Turning to the AJCongress Mideast mission, Shamir remarked: ‘Who elected them? Who empowered them to enter into negotiations on the Israel-Arab conflict? They merely serve as instruments in the hands of the Arabs to score points against us.”
Asked “who elects” other American Jewish organizational leaders, with whom Shamir and his ministry regularly and closely work, Shamir replied: “At least they (the Conference of Presidents of Major American Jewish Organizations and other organizations) ask us, consult with us …. The Anti-Defamation League (of B’nai B’rith) would never have done this, nor would B’nai B’rith, nor the American Jewish Committee.”
He singled out for special criticism Howard Squadron, a former president of the AJCongress and a former chairman of the Presidents Conference, who was a moving spirit of the AJCongress mission. Shamir described how Squadron, on a previous occasion, had told him of a lavish welcome he had received in Cairo, complete with motorcycle out-riders. “So what?” Shamir said, “Big deal ….”
A MATTER OF PRINCIPLE
Shamir said the controversy in Israel over the two missions — Bronfman’s and the AJCongress — was “not along ideological lines. I am sure there are a great many people in Mr. Peres party who would agree with me.”
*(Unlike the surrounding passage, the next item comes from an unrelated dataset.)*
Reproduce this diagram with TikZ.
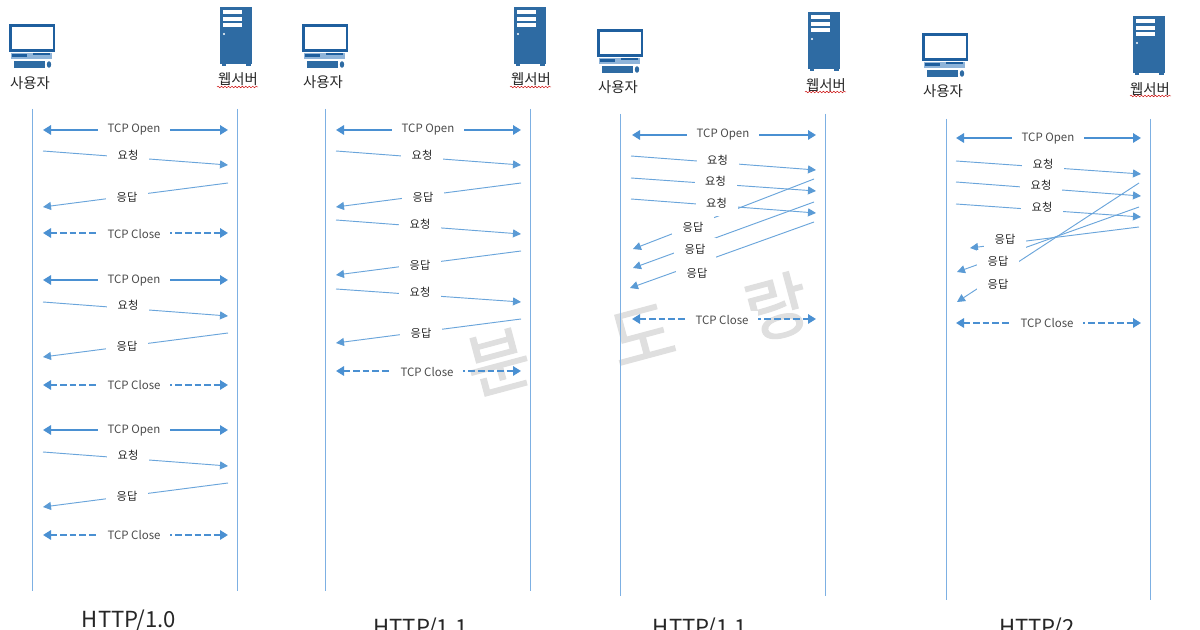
\documentclass[tikz,border=0pt]{standalone}
\usepackage{fontspec}
\setmainfont{Noto Sans CJK KR}
\newfontfamily\wmfont[FakeBold=1.6]{Noto Sans CJK KR}
\usetikzlibrary{arrows.meta,decorations.pathmorphing}
\definecolor{office}{HTML}{6AA5DB}
\definecolor{tipblue}{HTML}{5B9BD5}
\definecolor{thickblue}{HTML}{4A90D2}
\definecolor{lifeblue}{HTML}{7DB0E3}
\definecolor{pcblue}{HTML}{1F5F9E}
\definecolor{srvblue}{HTML}{2E6BA3}
\definecolor{pclight}{HTML}{8FB4D9}
\definecolor{wmgray}{HTML}{DFDFDF}
\pgfdeclarelayer{lines}
\pgfsetlayers{lines,main}
\tikzset{
  x=0.75pt,y=-0.75pt,
  life/.style={draw=lifeblue,line width=0.7pt},
  msgline/.style={draw=office,line width=0.7pt,-{Triangle[length=6pt,width=6pt,color=tipblue]}},
  tcpopen/.style={draw=thickblue,line width=1.9pt,{Triangle[length=6pt,width=7pt]}-{Triangle[length=6pt,width=7pt]}},
  tcpclose/.style={tcpopen,dash pattern=on 5pt off 2.2pt},
  msglab/.style={fill=white,inner sep=0pt,minimum width=31.5pt,minimum height=18pt,yshift=-0.4pt,font=\fontsize{8.4pt}{9pt}\selectfont,text=black!85},
  tcplab/.style={fill=white,inner sep=0pt,minimum width=54pt,minimum height=14pt,yshift=-0.7pt,font=\fontsize{8.6pt}{9pt}\selectfont,text=black!70},
  actor/.style={inner sep=0pt,yshift=-0.7pt,font=\fontsize{10.8pt}{12pt}\selectfont,text=black!85},
  title/.style={inner sep=0pt,anchor=base,font=\fontsize{16.6pt}{20pt}\selectfont,text=black!85},
  squig/.style={draw=red!80!black,line width=0.35pt,decorate,decoration={snake,amplitude=0.6pt,segment length=2.6pt}},
  wm/.style={inner sep=0pt,rotate=15,text=wmgray,font=\wmfont\fontsize{52pt}{54pt}\selectfont},
  pcicon/.pic={
    \fill[pcblue] (0,0) rectangle (46,28);
    \fill[white] (2.5,3) rectangle (44,25.5);
    \fill[pclight] (2,29) rectangle (43,35);
    \fill[pcblue] (3,30) rectangle (18,33);
    \fill[pcblue] (24,29.5) rectangle (41,31);
    \fill[srvblue] (5,37) rectangle (36,44);
    \fill[srvblue] (40,40.5) ellipse (2.2 and 3.3);
  },
  srvicon/.pic={
    \fill[srvblue] (0,0) rectangle (32,57.5);
    \fill[srvblue] (1.5,57) rectangle (6,59);
    \fill[srvblue] (26,57) rectangle (31,59);
    \fill[white] (2.7,3) rectangle (22,7.5);
    \fill[white] (2.7,9.7) rectangle (22,14);
    \fill[white] (2.7,16) rectangle (22,20.5);
    \fill[white] (4,27) circle (1.1);
  },
}
% line style, label style, id, from, to, label position, text
\newcommand\conn[7]{%
  \coordinate (#3a) at (#4);
  \coordinate (#3b) at (#5);
  \node[#2] (#3) at (#6) {#7};
  \begin{pgfonlayer}{lines}\draw[#1] (#3a) -- (#3b);\end{pgfonlayer}}
\newcommand\req[5]{\conn{msgline}{msglab}{#1}{#2}{#3}{#4}{#5}}
\newcommand\topen[4]{\conn{tcpopen}{tcplab}{#1}{#2}{#3}{#4}{TCP Open}}
\newcommand\tclose[4]{\conn{tcpclose}{tcplab}{#1}{#2}{#3}{#4}{TCP Close}}
% id, x-left, x-right, y-top, y-bottom
\newcommand\lifelines[5]{%
  \coordinate (#1ut) at (#2,#4); \coordinate (#1ub) at (#2,#5);
  \coordinate (#1st) at (#3,#4); \coordinate (#1sb) at (#3,#5);
  \begin{pgfonlayer}{lines}\draw[life] (#1ut) -- (#1ub); \draw[life] (#1st) -- (#1sb);\end{pgfonlayer}}
\begin{document}
\begin{tikzpicture}
\useasboundingbox (0,0) rectangle (1200,630);
\begin{pgfonlayer}{lines}
\fill[white] (0,0) rectangle (1200,630);
% ---------- watermark
\node[wm] (w1) at (498,362) {분};
\node[wm] (w2) at (642,335) {도};
\node[wm] (w3) at (777,307) {랑};
\end{pgfonlayer}
\clip (0,0) rectangle (1200,630);

% ---------- column 1: HTTP/1.0
\pic at (9,24) {pcicon};
\pic at (220,7) {srvicon};
\node[actor] (ua) at (30,82) {사용자};
\node[actor] (sa) at (238,78) {웹서버};
\draw[squig] (217,87) -- (258,87);
\lifelines{a}{32}{237}{109}{591}
\topen{ao1}{43,130}{228,130}{134,128.5}
\req{ar1}{43,151}{228,165}{128,155}{요청}
\req{ap1}{228,183}{43,207}{127,197}{응답}
\tclose{ac1}{43,233}{228,233}{134,233}
\topen{ao2}{43,280}{228,280}{134,279.5}
\req{ar2}{43,302}{228,316}{128,305}{요청}
\req{ap2}{228,333}{43,357}{127,346}{응답}
\tclose{ac2}{43,385}{228,385}{134,384.5}
\topen{ao3}{43,430}{228,430}{134,429.5}
\req{ar3}{43,452}{228,466}{128,455}{요청}
\req{ap3}{228,483}{43,507}{127,496}{응답}
\tclose{ac3}{43,535}{228,535}{134,534.5}
\node[title] (ta) at (129,628) {HTTP/1.0};

% ---------- column 2: HTTP/1.1
\pic at (302,24) {pcicon};
\pic at (514,7) {srvicon};
\node[actor] (ub) at (323,81) {사용자};
\node[actor] (sb) at (531,78) {웹서버};
\draw[squig] (510,87) -- (551,87);
\lifelines{b}{325.5}{530.5}{109}{591}
\topen{bo1}{336,130}{521,130}{428,128.5}
\req{br1}{336,151}{521,165}{422,155}{요청}
\req{bp1}{521,183}{336,207}{423,197}{응답}
\req{br2}{336,220}{521,234}{420,224}{요청}
\req{bp2}{521,251}{336,275}{420,265}{응답}
\req{br3}{336,289}{521,302}{420,292}{요청}
\req{bp3}{521,319}{336,343}{421,333}{응답}
\tclose{bc1}{336,371}{521,371}{427,371}
\node[title] (tb) at (420.5,636) {HTTP/1.1};

% ---------- column 3: HTTP/1.1 pipelining
\pic at (597,29) {pcicon};
\pic at (808,12) {srvicon};
\node[actor] (uc) at (618,86) {사용자};
\node[actor] (sc) at (826,84) {웹서버};
\draw[squig] (805,92) -- (846,92);
\lifelines{c}{620}{825}{114}{596}
\topen{co1}{632,135}{816,135}{723,133.5}
\req{cp1}{814,179}{633,249}{693,227}{응답}
\req{cp2}{814,202}{633,268}{695,249}{응답}
\req{cp3}{814,222}{630,288}{697,273}{응답}
\req{cr1}{631,156}{816,170}{717.5,160}{요청}
\req{cr2}{631,178}{816,191}{715.5,181}{요청}
\req{cr3}{631,199}{816,213}{716.5,203}{요청}
\tclose{cc1}{632,319}{816,319}{722,319}
\node[title] (tc) at (700,636) {HTTP/1.1};

% ---------- column 4: HTTP/2
\pic at (922,33) {pcicon};
\pic at (1133,16) {srvicon};
\node[actor] (ud) at (943,90) {사용자};
\node[actor] (sd) at (1150,88) {웹서버};
\draw[squig] (1130,96) -- (1171,96);
\lifelines{d}{946}{1150.5}{119}{600}
\topen{do1}{956,138}{1141,138}{1048,138}
\req{dr1}{956,161}{1141,174}{1043,164}{요청}
\req{dr2}{956,182}{1141,196}{1041,185}{요청}
\req{dr3}{956,204}{1141,217}{1042,207}{요청}
\req{dp1}{1139,227}{970,248}{1005,239}{응답}
\req{dp2}{1139,207}{957,272}{998,261}{응답}
\req{dp3}{1139,183}{957,302}{998,284}{응답}
\tclose{dc1}{956,323}{1141,323}{1047,322.5}
\node[title] (td) at (1037,636) {HTTP/2};
\end{tikzpicture}
\end{document}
He recalled how forcefully Premier Golda Meir had opposed — and eventually prevented — Nahum Gold-mann’s proposed visit to Egypt to meet with President Nasser.
It was a matter of principle, Shamir said. “The world must know that Israel represents the Jewish people on Jewish problems. Jewish organizations ought not to undertake political work — except when Israel asks them to.”
Sometimes, he noted, where Israel had no access, such efforts were vital and valuable. But otherwise it should be Israel that speaks for Jewry on the world stage.